The commencement of a bankruptcy action creates an estate and "all legal or equitable interests of the debtor in property" becomes the property of the estate. 11 U.S.C. § 541. "The scope of section 541 is broad, and includes causes of action." Sierra Switchboard Co. v. Westinghouse Elec. Corp. , 789 F.2d 705, 707 (9th Cir. 1986). Accordingly, an individual who files for bankruptcy does not have standing to pursue any legal claims that are part of the bankruptcy estate. Turner v. Cook , 362 F.3d 1219, 1225 (9th Cir.2004). This includes legal claims that arise while bankruptcy proceedings are pending. See Vertkin v. Wells Fargo Home Mortg., 2010 WL 3619798 *2 (N.D.Cal. 2010) (citing In re Kottmeier , 240 B.R. 440, 442 (M.D.Fla. 1999)). The individual may regain standing if the bankruptcy trustee abandons the claims. See Catalano v. C.I.R. , 279 F.3d 682 (9th Cir. 2002).

According to the allegations of the complaint, Defendant Aurora offered Plaintiff a "Special Forbearance Agreement" in which it agreed to accept modified monthly payments from Plaintiff and verbally represented it would offer Plaintiff a loan modification. Complaint ¶ 9. She entered into another "Special Forbearance Agreement" on or about July 9, 2010. Id . ¶ 16. She alleges she was denied a second loan modification by Defendant Aurora on or around January 27, 2011. Id . ¶ 18. She further alleges Aurora misled her into believing she would obtain a modification but stopped accepting payments and refused to honor the forbearance agreements. Id . ¶ 19. According to the complaint, "Defendant initiated foreclosure proceedings in June 2011." Id . ¶ 20.

Plaintiff's claims are based upon Defendants' purported mismanagement of the loan modification process and failure to comply with the "Special Forbearance Agreements." All Plaintiff's factual allegations involve conduct occurring prior to the denial of the second loan modification request in January 2011.

Plaintiff initiated Chapter 7 bankruptcy proceedings on March 3, 2011. She was granted a discharge on June 6, 2011.

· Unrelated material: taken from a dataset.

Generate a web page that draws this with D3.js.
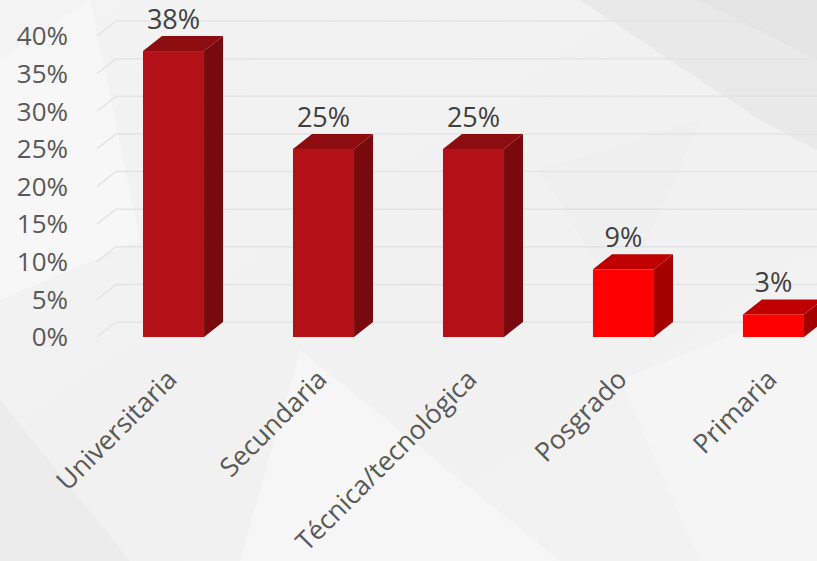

The Court finds Plaintiff's claims arose prior to the initiation of the Chapter 7 bankruptcy proceedings. Although Plaintiff contends the claims arose after she gave up her pursuit of modification when the loan was transferred to Nationstar, she provides no authority to support this contention. Furthermore, her allegations and the bankruptcy documents demonstrate otherwise. Additionally, the Court is not persuaded by Plaintiff's argument that the legal principals upon which she bases her claims did not exist prior to the filing of the lawsuit. The Homeowners Bill of Rights, which was enacted on January 1, 2013, is not retroactive. See Rockridge Trust v. Wells Fargo, N.A. , 985 F.Supp.2d 1110, 1152 (N.D.Cal. 2013); Sabherwal v. Bank of New York Mellon, 2013 WL 4833940 *10 (S.D.Cal. 2013). Also, as noted by Defendants, Plaintiff sets forth no explanation for her contention that California case law provides new claims. This Court declines to speculate as to her explanation or argument.

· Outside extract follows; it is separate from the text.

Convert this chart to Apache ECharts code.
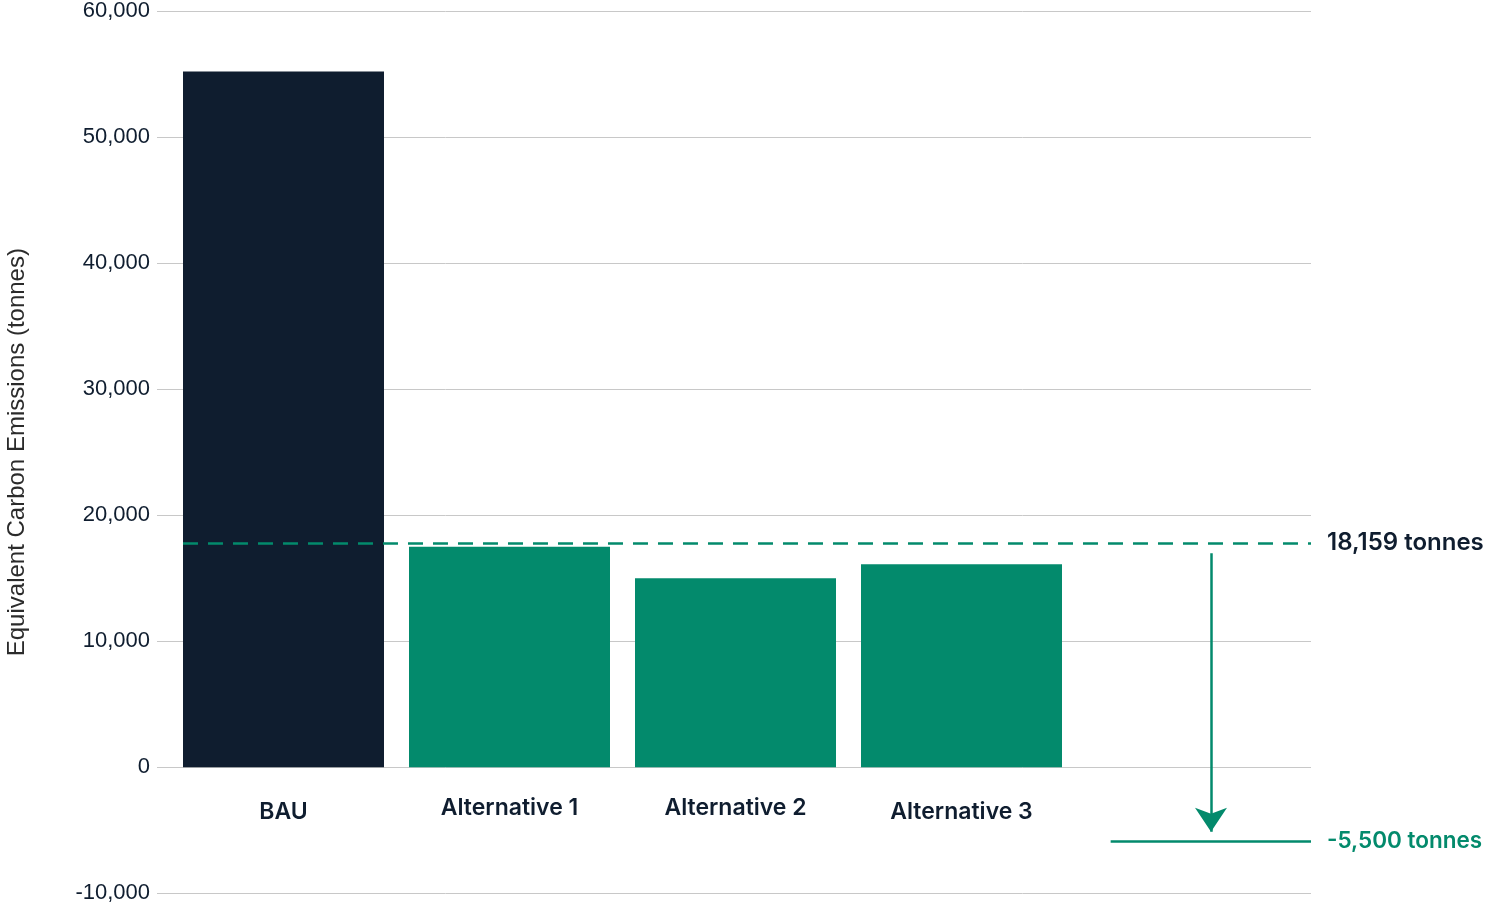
<!DOCTYPE html>
<html>
<head>
<meta charset="utf-8">
<script src="https://cdn.jsdelivr.net/npm/echarts@6/dist/echarts.min.js"></script>
<style>
html,body{margin:0;padding:0;background:#fff;}
#chart{width:1486px;height:903px;}
</style>
</head>
<body>
<div id="chart"></div>
<script>
// ---- data ----
const categories = ['BAU', 'Alternative 1', 'Alternative 2', 'Alternative 3', ''];
const emissions = [55200, 17500, 15000, 16100, null];
const yTicks = { min: -10000, max: 60000, interval: 10000 };
const targetLevel = 17780;          // dashed reference line position
const targetLabel = '18,159 tonnes';
const reductionLevel = -5900;       // solid line position
const reductionLabel = '-5,500 tonnes';
const arrowTop = 16980;
const arrowTip = -5110;

const NAVY = '#0f1d2f';
const GREEN = '#038a6c';
const FONT = 'Inter';

const chart = echarts.init(document.getElementById('chart'), null, { renderer: 'canvas' });

const barColors = categories.map((c, i) => i === 0 ? NAVY : GREEN);
const labelOffsets = [4, 0, 0, 4, 0];

const option = {
  animation: false,
  backgroundColor: '#ffffff',
  grid: [
    { left: 157, right: 175, top: 11, bottom: 9.7, outerBoundsMode: 'none', containLabel: false },
    { left: 170.5, right: 185.5, top: 11, bottom: 135.7, outerBoundsMode: 'none', containLabel: false }
  ],
  xAxis: [
    { type: 'value', gridIndex: 0, min: -0.0597, max: 5.0465, show: false },
    {
      type: 'category', gridIndex: 1, position: 'bottom',
      data: categories.map((c, i) => ({ value: c, textStyle: { padding: [labelOffsets[i], 0, 0, 0] } })),
      axisLine: { show: false, onZero: false }, axisTick: { show: false },
      axisLabel: { color: NAVY, fontFamily: FONT, fontWeight: 600, fontSize: 23, margin: 29 }
    }
  ],
  yAxis: [
    {
      type: 'value', gridIndex: 0, min: yTicks.min, max: yTicks.max, interval: yTicks.interval,
      name: 'Equivalent Carbon Emissions (tonnes)', nameLocation: 'middle', nameGap: 128,
      nameTextStyle: { color: '#2b2b2b', fontFamily: 'Liberation Sans', fontSize: 24 },
      axisLine: { show: false }, axisTick: { show: false },
      axisLabel: {
        color: NAVY, fontFamily: 'Liberation Sans', fontSize: 22, margin: 7,
        padding: [6, 0, 0, 0],
        formatter: v => v.toLocaleString('en-US')
      },
      splitLine: { lineStyle: { color: '#c8c8c8', width: 1 } }
    },
    { type: 'value', gridIndex: 1, min: 0, max: yTicks.max, show: false }
  ],
  series: [
    {
      type: 'bar', xAxisIndex: 1, yAxisIndex: 1, barWidth: 201,
      data: emissions.map((v, i) => ({ value: v, itemStyle: { color: barColors[i] } })),
      z: 2
    },
    {
      type: 'line', xAxisIndex: 0, yAxisIndex: 0, data: [], z: 5,
      markLine: {
        silent: true,
        animation: false,
        data: [
          [
            { coord: [0.0553, targetLevel], symbol: 'none',
              lineStyle: { color: GREEN, type: [15, 10], width: 2.5 },
              label: { show: true, position: 'end', formatter: targetLabel, color: NAVY, fontFamily: FONT, fontWeight: 600, fontSize: 24, distance: 16, padding: [12, 0, 0, 0] } },
            { coord: [5.0465, targetLevel], symbol: 'none' }
          ],
          [
            { coord: [4.604, arrowTop], symbol: 'none',
              lineStyle: { color: GREEN, type: 'solid', width: 2.5 }, label: { show: false } },
            { coord: [4.604, arrowTip], symbol: 'arrow', symbolSize: [24, 24] }
          ],
          [
            { coord: [4.16, reductionLevel], symbol: 'none',
              lineStyle: { color: GREEN, type: 'solid', width: 2.5 },
              label: { show: true, position: 'end', formatter: reductionLabel, color: GREEN, fontFamily: FONT, fontWeight: 600, fontSize: 22.5, distance: 16, padding: [10, 0, 0, 0] } },
            { coord: [5.0465, reductionLevel], symbol: 'none' }
          ]
        ]
      }
    }
  ]
};
chart.setOption(option);
</script>
</body>
</html>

There is no indication the claims were listed on the schedule of assets. The "unscheduled" assets remain the property of the estate even after discharge. See 11 U.S.C. § 554(d), (d); see also Dunmore v. U.S. , 358 F.3d 1107, 1112 (9th Cir. 2004). Absent an abandonment of the claims, Plaintiff is not the real party in interest. Plaintiff does not argue and there is no evidence the claims were abandoned. Accordingly, Plaintiff fails to to establish prudential standing to bring the claims in the complaint. See Dunmore v. United States , 358 F.3d 1107, 1112 (9th Cir. 2004).

2. Remaining Arguments

Because the Court finds Plaintiff is without standing to assert the claims in the complaint, it will not address Defendants' remaining arguments in support of dismissal and their request to strike.


Based on the foregoing, IT IS HEREBY ORDERED Defendants' motion to dismiss is GRANTED. The complaint is dismissed in its entirety.